Silica Nanoparticle Size Determines the Mechanisms Underlying the Inhibition of Iron Oxide Nanoparticle Uptake by Daphnia magna .
Yue-Yue LiuWei PanMei WangKe-Da ZhangHong-Jie ZhangBin HuangWei ZhangQiao-Guo TanAi-Jun MiaoPublished in: Environmental science & technology (2023)

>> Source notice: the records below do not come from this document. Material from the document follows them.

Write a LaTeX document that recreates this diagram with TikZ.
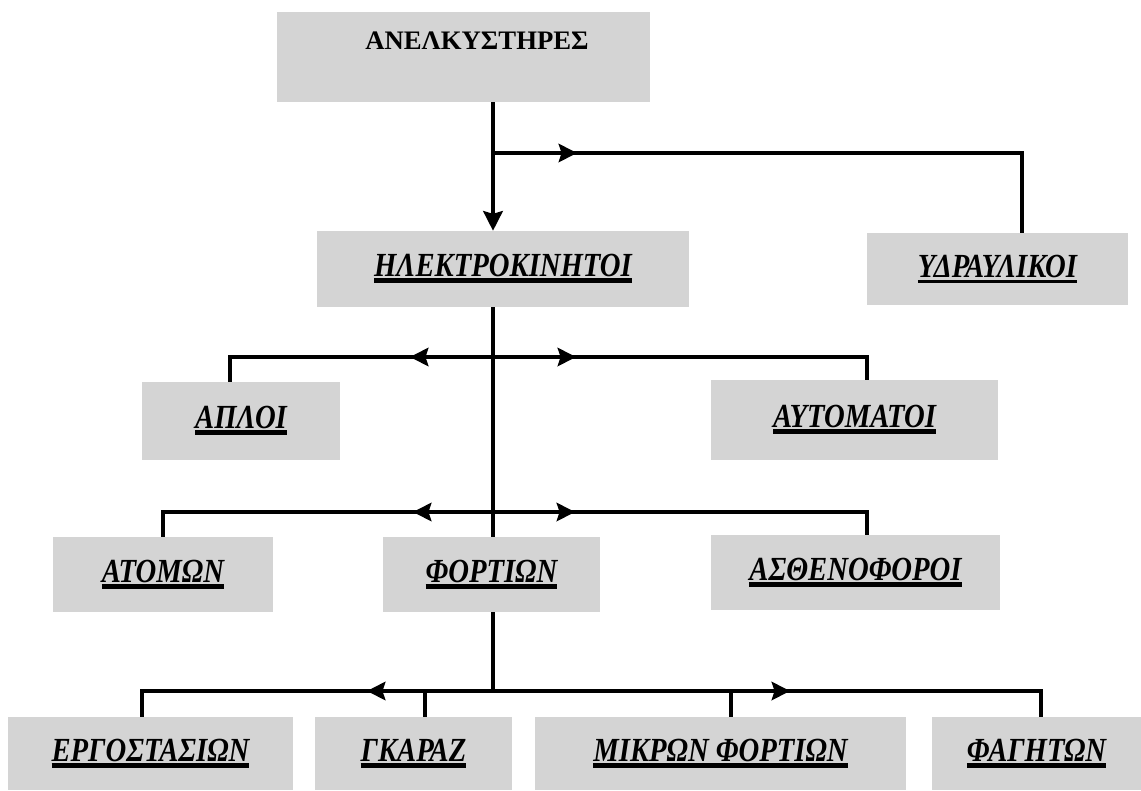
\documentclass[tikz,border=0pt]{standalone}
\usepackage{fontspec}
\setmainfont{Liberation Serif}
\newfontfamily\lblfont[FakeStretch=0.85]{Liberation Serif}
\usetikzlibrary{arrows.meta}
\definecolor{boxgray}{RGB}{212,212,212}
% heavy underline standing in for the dark drop shadow
\newcommand{\ulshadow}[1]{%
  \setbox0=\hbox{#1}%
  \rlap{\rule[-4.6pt]{\wd0}{3.6pt}}%
  \box0}
\newcommand{\ulplain}[1]{%
  \setbox0=\hbox{#1}%
  \rlap{\rule[-4pt]{\wd0}{1.8pt}}%
  \box0}
\tikzset{
  box/.style={fill=boxgray,inner sep=0pt,
    font=\lblfont\bfseries\itshape\fontsize{24}{28}\selectfont},
  toptxt/.style={inner sep=0pt,font=\bfseries\fontsize{19}{23}\selectfont},
  link/.style={line width=2.3pt},
  arr/.style={line width=3pt,-{Stealth[length=13pt,width=13pt,inset=2pt]}}
}
\begin{document}
\begin{tikzpicture}[x=0.025cm,y=-0.025cm]
\useasboundingbox (0,0) rectangle (1141,790);
% boxes
\node[box,minimum width=9.325cm,minimum height=2.25cm] (top) at (463.5,57) {};
\node[toptxt] (toplbl) at (477,41) {ΑΝΕΛΚΥΣΤΗΡΕΣ};
\node[box,minimum width=9.3cm,minimum height=1.9cm] (elek) at (503,269) {\ulshadow{ΗΛΕΚΤΡΟΚΙΝΗΤΟΙ}};
\node[box,minimum width=6.525cm,minimum height=1.8cm] (ydr) at (997.5,269) {\ulplain{ΥΔΡΑΥΛΙΚΟΙ}};
\node[box,minimum width=4.95cm,minimum height=1.95cm] (apl) at (241,421) {\ulshadow{ΑΠΛΟΙ}};
\node[box,minimum width=7.175cm,minimum height=2cm] (aut) at (854.5,420) {\ulshadow{ΑΥΤΟΜΑΤΟΙ}};
\node[box,minimum width=5.5cm,minimum height=1.875cm] (atom) at (163,574.5) {\ulshadow{ΑΤΟΜΩΝ}};
\node[box,minimum width=5.425cm,minimum height=1.875cm] (fort) at (491.5,574.5) {\ulshadow{ΦΟΡΤΙΩΝ}};
\node[box,minimum width=7.225cm,minimum height=1.875cm] (asth) at (855.5,572.5) {\ulshadow{ΑΣΘΕΝΟΦΟΡΟΙ}};
\node[box,minimum width=7.125cm,minimum height=1.825cm] (erg) at (150.5,753.5) {\ulshadow{ΕΡΓΟΣΤΑΣΙΩΝ}};
\node[box,minimum width=4.925cm,minimum height=1.825cm] (gkar) at (413.5,753.5) {\ulshadow{ΓΚΑΡΑΖ}};
\node[box,minimum width=9.275cm,minimum height=1.825cm] (mikr) at (720.5,753.5) {\ulshadow{ΜΙΚΡΩΝ ΦΟΡΤΙΩΝ}};
\node[box,minimum width=5.225cm,minimum height=1.825cm] (fag) at (1036.5,753.5) {\ulshadow{ΦΑΓΗΤΩΝ}};
% junctions
\coordinate (ja) at (493,153);
\coordinate (jy) at (1022,153);
\coordinate (jb) at (493,357);
\coordinate (jbl) at (230,357);
\coordinate (jbr) at (867,357);
\coordinate (jc) at (493,512);
\coordinate (jcl) at (163,512);
\coordinate (jcr) at (867,512);
\coordinate (jd) at (493,691);
\coordinate (jdl) at (142,691);
\coordinate (jdg) at (425,691);
\coordinate (jdm) at (731,691);
\coordinate (jdr) at (1041,691);
% first level
\draw[link,-{Stealth[length=14pt,width=14pt,inset=2pt]}] (top.south -| ja) -- (elek.north -| ja);
\draw[link] (ja) -- (jy) -- (jy |- ydr.north);
\draw[arr] (ja) -- ++(84,0);
% second level
\draw[link] (elek.south -| jb) -- (fort.north -| jb);
\draw[link] (apl.north -| jbl) -- (jbl) -- (jbr) -- (aut.north -| jbr);
\draw[arr] (jb) -- ++(-83,0);
\draw[arr] (jb) -- ++(83,0);
% third level
\draw[link] (atom.north -| jcl) -- (jcl) -- (jcr) -- (asth.north -| jcr);
\draw[arr] (jc) -- ++(-80,0);
\draw[arr] (jc) -- ++(82,0);
% fourth level
\draw[link] (fort.south -| jd) -- (jd);
\draw[link] (erg.north -| jdl) -- (jdl) -- (jdr) -- (fag.north -| jdr);
\draw[link] (jdg) -- (jdg |- gkar.north);
\draw[link] (jdm) -- (jdm |- mikr.north);
\draw[arr] (jdg) -- ++(-58,0);
\draw[arr] (jdm) -- ++(59,0);
\end{tikzpicture}
\end{document}
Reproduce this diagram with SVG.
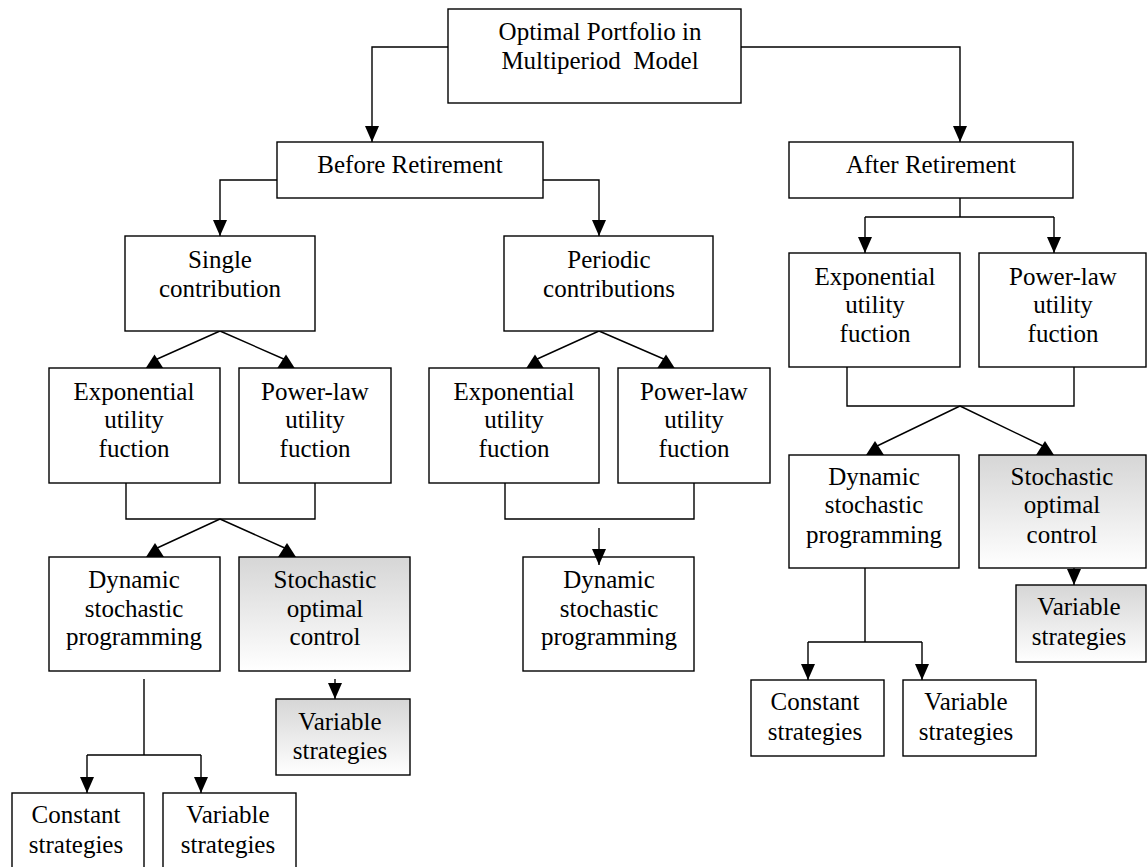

Aquatic environments are complicated systems that contain different types of nanoparticles (NPs). Nevertheless, recent studies of NP toxicity, and especially those that have focused on bioaccumulation have mostly investigated only a single type of NPs. Assessments of the environmental risks of NPs that do not consider co-exposure regimes may lead to inaccurate conclusions and ineffective environmental regulation. Thus, the present study examined the effects of differently sized silica NPs (SiO 2 NPs) on the uptake of iron oxide NPs (Fe 2 O 3 NPs) by the zooplankton Daphnia magna . Both SiO 2 NPs and Fe 2 O 3 NPs were well dispersed in the experimental medium without significant heteroaggregation. Although all three sizes of SiO 2 NPs inhibited the uptake of Fe 2 O 3 NPs, the underlying mechanisms differed. SiO 2 NPs smaller than the average mesh size (∼200 nm) of the filtering apparatus of D. magna reduced the accumulation of Fe 2 O 3 NPs through uptake competition, whereas larger SiO 2 NPs inhibited the uptake of Fe 2 O 3 NPs mainly by reducing the water filtration rate of the daphnids. Overall, in evaluations of the risks of NPs in the natural environment, the different mechanisms underlying the effects of NPs of different sizes on the uptake of dissimilar NPs should be considered.